▸ Work to do:
Please, without the pictures, retype exactly the lines from the start of the material through the line that holds "pw, ph = R - L, B - T".

▸ Data in this exercise:
^^^^

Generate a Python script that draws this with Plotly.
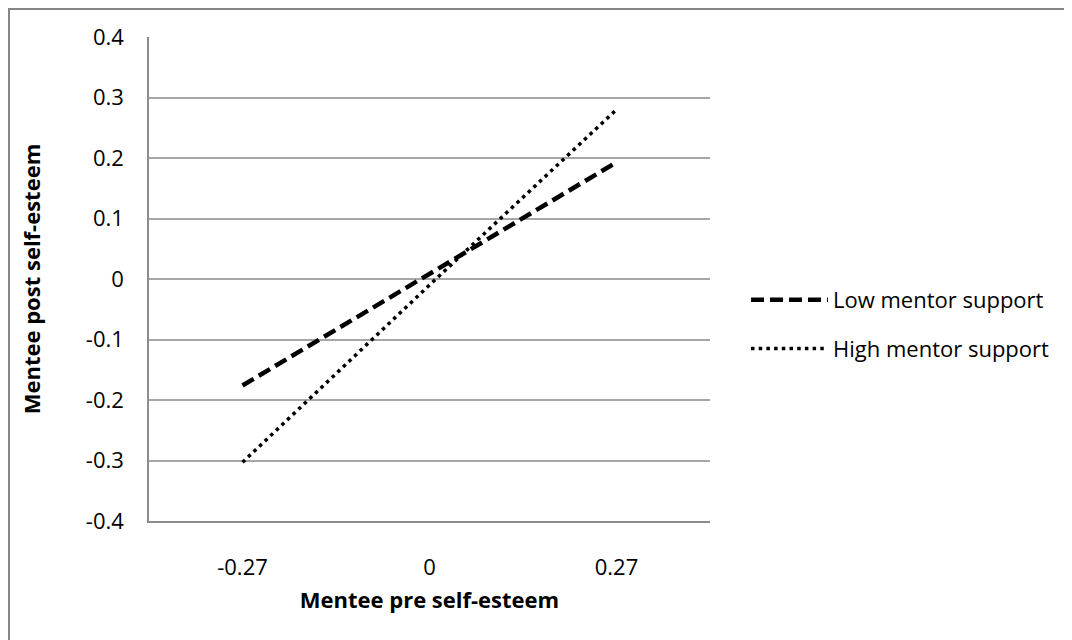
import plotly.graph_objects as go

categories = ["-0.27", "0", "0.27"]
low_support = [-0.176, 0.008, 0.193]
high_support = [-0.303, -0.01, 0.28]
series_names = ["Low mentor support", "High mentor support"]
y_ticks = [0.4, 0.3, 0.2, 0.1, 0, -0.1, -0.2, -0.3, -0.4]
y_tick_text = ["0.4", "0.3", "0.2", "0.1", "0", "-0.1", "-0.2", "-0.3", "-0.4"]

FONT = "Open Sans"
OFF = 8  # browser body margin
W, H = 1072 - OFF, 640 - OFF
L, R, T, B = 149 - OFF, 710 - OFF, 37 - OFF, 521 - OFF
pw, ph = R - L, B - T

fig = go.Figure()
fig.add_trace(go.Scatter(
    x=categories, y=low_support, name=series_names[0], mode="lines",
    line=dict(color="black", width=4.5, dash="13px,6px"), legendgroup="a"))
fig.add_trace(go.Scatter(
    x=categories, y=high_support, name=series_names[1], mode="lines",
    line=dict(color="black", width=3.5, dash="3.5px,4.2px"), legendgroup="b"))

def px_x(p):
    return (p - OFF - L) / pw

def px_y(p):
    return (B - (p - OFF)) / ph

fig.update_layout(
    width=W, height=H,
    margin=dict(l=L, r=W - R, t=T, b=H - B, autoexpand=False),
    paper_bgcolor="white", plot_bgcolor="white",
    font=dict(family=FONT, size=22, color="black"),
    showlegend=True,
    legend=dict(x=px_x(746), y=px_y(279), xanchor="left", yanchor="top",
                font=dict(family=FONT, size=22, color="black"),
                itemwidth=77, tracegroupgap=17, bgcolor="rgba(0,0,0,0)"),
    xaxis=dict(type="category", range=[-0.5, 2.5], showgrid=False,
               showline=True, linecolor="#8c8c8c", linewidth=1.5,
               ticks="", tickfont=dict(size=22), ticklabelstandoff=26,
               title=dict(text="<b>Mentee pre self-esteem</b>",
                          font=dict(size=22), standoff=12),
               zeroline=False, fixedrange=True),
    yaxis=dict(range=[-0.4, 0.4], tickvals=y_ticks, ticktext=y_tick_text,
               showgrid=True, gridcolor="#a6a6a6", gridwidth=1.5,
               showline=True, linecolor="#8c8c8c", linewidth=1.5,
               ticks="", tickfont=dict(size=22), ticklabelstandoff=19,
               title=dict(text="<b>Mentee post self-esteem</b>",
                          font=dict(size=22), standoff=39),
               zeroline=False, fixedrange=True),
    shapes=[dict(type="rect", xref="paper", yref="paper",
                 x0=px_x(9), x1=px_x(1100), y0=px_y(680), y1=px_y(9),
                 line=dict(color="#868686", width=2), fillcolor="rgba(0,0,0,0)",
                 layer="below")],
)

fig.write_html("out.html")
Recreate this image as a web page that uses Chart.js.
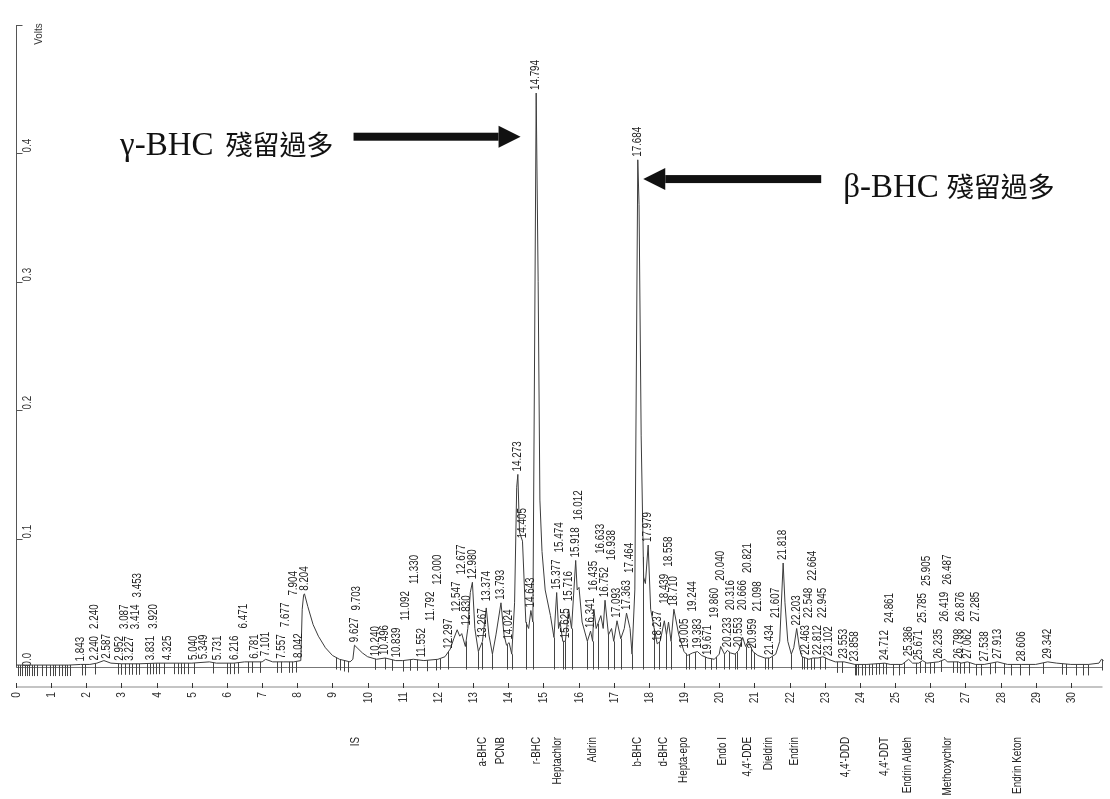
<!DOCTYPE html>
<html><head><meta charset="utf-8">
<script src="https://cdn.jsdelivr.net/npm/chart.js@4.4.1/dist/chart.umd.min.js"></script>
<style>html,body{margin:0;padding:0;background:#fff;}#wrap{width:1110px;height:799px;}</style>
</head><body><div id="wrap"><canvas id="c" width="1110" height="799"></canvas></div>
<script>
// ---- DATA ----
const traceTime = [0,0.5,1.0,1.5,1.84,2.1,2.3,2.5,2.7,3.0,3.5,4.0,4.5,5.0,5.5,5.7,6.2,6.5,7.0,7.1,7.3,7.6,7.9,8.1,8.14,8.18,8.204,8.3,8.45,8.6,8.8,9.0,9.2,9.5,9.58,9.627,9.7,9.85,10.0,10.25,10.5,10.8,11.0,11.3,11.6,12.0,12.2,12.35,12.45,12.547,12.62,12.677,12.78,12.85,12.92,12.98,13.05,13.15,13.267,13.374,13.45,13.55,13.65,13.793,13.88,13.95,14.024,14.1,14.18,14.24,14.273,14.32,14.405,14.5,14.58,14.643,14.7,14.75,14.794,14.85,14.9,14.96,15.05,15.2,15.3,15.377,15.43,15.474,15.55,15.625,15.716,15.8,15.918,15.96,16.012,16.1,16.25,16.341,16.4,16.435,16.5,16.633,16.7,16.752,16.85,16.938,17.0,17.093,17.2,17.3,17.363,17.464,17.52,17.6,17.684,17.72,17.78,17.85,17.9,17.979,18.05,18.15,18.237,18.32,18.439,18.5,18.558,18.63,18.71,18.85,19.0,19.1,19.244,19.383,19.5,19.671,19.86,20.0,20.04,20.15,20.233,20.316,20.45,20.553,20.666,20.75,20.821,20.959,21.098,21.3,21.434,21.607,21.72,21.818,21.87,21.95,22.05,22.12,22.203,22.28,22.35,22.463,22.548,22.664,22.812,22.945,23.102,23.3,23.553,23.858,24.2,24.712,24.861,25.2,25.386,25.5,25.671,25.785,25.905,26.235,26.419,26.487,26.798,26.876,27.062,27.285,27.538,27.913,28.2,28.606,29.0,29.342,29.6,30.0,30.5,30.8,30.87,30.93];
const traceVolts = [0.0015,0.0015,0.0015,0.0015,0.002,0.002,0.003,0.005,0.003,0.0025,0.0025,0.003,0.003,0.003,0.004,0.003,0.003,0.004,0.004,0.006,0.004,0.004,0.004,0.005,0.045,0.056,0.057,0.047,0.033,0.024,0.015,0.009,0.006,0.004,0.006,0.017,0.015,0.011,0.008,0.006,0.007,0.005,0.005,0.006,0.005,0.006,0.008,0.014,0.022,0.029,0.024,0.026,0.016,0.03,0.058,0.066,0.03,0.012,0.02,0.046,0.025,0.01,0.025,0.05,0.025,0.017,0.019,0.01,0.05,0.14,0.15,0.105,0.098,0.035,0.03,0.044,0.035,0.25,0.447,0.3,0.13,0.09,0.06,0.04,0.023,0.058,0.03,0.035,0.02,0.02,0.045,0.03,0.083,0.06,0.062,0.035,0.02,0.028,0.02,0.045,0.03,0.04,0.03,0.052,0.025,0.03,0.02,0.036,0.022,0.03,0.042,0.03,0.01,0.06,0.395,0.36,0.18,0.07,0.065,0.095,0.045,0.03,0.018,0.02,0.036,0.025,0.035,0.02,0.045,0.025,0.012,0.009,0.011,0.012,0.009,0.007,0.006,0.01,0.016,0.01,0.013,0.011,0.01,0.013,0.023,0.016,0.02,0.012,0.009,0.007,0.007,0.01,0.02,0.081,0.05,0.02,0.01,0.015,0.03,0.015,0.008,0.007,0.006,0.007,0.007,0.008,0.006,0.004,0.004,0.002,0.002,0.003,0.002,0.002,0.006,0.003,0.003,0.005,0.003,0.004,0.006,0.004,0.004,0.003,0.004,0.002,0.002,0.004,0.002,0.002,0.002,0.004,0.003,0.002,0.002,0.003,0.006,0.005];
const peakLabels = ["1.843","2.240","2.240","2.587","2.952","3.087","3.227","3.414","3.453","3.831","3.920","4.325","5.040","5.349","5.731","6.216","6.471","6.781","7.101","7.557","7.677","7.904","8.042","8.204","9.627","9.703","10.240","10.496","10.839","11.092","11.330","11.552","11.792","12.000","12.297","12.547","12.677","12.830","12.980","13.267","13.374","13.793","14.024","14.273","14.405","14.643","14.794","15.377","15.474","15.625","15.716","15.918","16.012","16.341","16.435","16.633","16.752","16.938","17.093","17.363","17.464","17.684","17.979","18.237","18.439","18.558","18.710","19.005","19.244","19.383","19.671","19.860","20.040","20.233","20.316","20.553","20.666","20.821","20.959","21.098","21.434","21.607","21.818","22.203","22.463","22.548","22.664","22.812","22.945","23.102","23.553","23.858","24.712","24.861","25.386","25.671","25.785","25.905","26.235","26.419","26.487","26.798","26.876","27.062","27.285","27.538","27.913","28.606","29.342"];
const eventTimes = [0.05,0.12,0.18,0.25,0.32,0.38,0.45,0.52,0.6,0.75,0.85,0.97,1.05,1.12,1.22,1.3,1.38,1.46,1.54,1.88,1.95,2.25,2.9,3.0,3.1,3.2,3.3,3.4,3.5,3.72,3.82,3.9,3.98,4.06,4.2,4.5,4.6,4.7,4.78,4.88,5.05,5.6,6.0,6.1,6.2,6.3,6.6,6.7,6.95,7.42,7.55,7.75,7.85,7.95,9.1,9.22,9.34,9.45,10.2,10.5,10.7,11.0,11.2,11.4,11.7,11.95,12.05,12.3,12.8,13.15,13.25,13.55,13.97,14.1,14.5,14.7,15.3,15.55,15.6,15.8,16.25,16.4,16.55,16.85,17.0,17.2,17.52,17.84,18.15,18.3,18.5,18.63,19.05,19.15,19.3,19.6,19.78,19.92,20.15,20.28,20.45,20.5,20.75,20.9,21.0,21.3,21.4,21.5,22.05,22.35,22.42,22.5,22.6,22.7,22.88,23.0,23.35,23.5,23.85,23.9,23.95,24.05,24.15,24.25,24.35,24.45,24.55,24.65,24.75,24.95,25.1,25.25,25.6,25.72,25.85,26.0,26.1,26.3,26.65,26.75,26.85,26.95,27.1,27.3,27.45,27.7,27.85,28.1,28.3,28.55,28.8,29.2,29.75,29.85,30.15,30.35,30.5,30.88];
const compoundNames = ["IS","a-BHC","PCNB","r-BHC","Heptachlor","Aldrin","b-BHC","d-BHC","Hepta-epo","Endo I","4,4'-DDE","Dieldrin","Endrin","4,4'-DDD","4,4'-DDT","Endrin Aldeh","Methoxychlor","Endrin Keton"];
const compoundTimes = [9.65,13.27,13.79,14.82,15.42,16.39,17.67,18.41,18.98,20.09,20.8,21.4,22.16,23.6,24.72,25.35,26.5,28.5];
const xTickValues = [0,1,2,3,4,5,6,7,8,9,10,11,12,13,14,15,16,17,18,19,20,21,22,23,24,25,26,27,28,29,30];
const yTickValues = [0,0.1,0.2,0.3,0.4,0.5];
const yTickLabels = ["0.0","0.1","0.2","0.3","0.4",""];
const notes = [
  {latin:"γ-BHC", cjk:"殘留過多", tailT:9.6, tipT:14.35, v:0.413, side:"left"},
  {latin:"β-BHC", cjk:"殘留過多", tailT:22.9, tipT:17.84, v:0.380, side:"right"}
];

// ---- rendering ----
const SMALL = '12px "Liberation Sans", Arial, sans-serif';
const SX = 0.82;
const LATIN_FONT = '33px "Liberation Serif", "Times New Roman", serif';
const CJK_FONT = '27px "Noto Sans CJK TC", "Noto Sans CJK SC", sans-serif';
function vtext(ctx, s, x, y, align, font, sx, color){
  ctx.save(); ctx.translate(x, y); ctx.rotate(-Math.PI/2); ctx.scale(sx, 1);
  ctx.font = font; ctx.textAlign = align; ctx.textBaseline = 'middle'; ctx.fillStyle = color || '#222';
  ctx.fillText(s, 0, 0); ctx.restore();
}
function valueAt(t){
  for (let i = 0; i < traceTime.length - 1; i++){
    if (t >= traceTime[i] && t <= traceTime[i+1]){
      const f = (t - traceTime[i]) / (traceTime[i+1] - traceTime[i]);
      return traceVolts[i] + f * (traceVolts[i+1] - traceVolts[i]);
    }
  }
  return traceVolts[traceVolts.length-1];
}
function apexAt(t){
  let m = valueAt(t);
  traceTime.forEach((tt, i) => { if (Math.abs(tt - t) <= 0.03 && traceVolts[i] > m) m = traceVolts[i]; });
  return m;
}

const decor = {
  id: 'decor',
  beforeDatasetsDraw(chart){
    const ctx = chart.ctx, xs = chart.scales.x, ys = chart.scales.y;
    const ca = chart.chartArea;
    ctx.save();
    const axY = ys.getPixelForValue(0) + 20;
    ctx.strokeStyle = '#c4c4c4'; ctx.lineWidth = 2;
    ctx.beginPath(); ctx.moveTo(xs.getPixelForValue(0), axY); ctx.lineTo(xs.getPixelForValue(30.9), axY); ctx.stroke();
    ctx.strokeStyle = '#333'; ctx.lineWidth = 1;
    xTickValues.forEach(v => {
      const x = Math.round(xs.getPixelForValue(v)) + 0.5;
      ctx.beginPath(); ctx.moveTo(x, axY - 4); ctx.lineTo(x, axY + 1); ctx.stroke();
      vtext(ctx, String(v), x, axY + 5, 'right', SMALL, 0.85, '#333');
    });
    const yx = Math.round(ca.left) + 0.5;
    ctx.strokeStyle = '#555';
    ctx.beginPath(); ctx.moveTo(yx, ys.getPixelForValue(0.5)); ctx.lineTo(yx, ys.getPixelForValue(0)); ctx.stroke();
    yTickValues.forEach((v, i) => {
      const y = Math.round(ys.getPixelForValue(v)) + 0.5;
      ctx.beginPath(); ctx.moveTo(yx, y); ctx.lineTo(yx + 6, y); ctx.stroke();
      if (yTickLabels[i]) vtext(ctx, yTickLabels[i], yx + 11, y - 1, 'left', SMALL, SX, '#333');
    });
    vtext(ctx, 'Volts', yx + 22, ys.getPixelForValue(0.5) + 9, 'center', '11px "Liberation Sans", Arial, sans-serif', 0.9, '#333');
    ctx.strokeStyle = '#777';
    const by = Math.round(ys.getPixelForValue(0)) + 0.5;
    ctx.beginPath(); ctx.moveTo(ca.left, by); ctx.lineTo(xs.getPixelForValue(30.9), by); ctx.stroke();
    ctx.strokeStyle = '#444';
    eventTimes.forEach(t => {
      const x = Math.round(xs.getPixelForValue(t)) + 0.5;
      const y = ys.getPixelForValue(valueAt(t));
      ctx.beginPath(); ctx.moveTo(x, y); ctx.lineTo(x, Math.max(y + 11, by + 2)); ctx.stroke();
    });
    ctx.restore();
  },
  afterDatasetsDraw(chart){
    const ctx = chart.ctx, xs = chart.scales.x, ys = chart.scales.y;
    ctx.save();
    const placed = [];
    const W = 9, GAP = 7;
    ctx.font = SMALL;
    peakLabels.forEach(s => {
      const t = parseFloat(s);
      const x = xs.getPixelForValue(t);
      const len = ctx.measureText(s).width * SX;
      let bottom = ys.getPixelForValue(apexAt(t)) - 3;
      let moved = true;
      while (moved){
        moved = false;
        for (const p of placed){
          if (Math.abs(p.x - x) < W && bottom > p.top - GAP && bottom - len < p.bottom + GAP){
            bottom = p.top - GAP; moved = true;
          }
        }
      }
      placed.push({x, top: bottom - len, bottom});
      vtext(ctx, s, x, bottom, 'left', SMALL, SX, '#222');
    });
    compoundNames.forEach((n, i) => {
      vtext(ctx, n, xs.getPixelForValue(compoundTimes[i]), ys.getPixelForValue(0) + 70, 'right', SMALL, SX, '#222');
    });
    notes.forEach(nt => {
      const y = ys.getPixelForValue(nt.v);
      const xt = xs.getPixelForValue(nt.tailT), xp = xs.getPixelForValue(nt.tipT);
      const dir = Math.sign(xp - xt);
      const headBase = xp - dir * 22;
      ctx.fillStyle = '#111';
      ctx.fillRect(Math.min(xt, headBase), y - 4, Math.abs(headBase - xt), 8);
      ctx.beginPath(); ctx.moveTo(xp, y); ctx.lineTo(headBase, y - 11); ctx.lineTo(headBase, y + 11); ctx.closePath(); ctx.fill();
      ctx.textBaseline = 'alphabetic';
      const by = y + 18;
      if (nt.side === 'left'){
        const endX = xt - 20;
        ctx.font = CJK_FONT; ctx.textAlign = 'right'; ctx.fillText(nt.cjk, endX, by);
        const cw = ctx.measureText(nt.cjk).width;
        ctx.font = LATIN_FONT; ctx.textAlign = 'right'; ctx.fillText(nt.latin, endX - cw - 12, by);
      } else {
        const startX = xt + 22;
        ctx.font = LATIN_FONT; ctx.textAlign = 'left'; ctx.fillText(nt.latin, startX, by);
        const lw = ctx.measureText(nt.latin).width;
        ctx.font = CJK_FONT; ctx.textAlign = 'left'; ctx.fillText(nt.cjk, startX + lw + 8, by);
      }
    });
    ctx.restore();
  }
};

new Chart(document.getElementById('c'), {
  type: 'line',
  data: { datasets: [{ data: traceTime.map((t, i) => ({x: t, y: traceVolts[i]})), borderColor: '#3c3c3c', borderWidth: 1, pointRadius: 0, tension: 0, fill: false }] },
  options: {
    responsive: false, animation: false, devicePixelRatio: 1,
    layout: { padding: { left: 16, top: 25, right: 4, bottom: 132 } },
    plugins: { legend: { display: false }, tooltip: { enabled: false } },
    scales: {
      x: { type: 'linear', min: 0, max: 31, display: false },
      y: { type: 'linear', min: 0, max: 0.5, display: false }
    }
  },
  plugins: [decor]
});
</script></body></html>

^^^^

▸ Correct output:
Generate a Python script that draws this with Plotly.
import plotly.graph_objects as go

categories = ["-0.27", "0", "0.27"]
low_support = [-0.176, 0.008, 0.193]
high_support = [-0.303, -0.01, 0.28]
series_names = ["Low mentor support", "High mentor support"]
y_ticks = [0.4, 0.3, 0.2, 0.1, 0, -0.1, -0.2, -0.3, -0.4]
y_tick_text = ["0.4", "0.3", "0.2", "0.1", "0", "-0.1", "-0.2", "-0.3", "-0.4"]

FONT = "Open Sans"
OFF = 8  # browser body margin
W, H = 1072 - OFF, 640 - OFF
L, R, T, B = 149 - OFF, 710 - OFF, 37 - OFF, 521 - OFF
pw, ph = R - L, B - T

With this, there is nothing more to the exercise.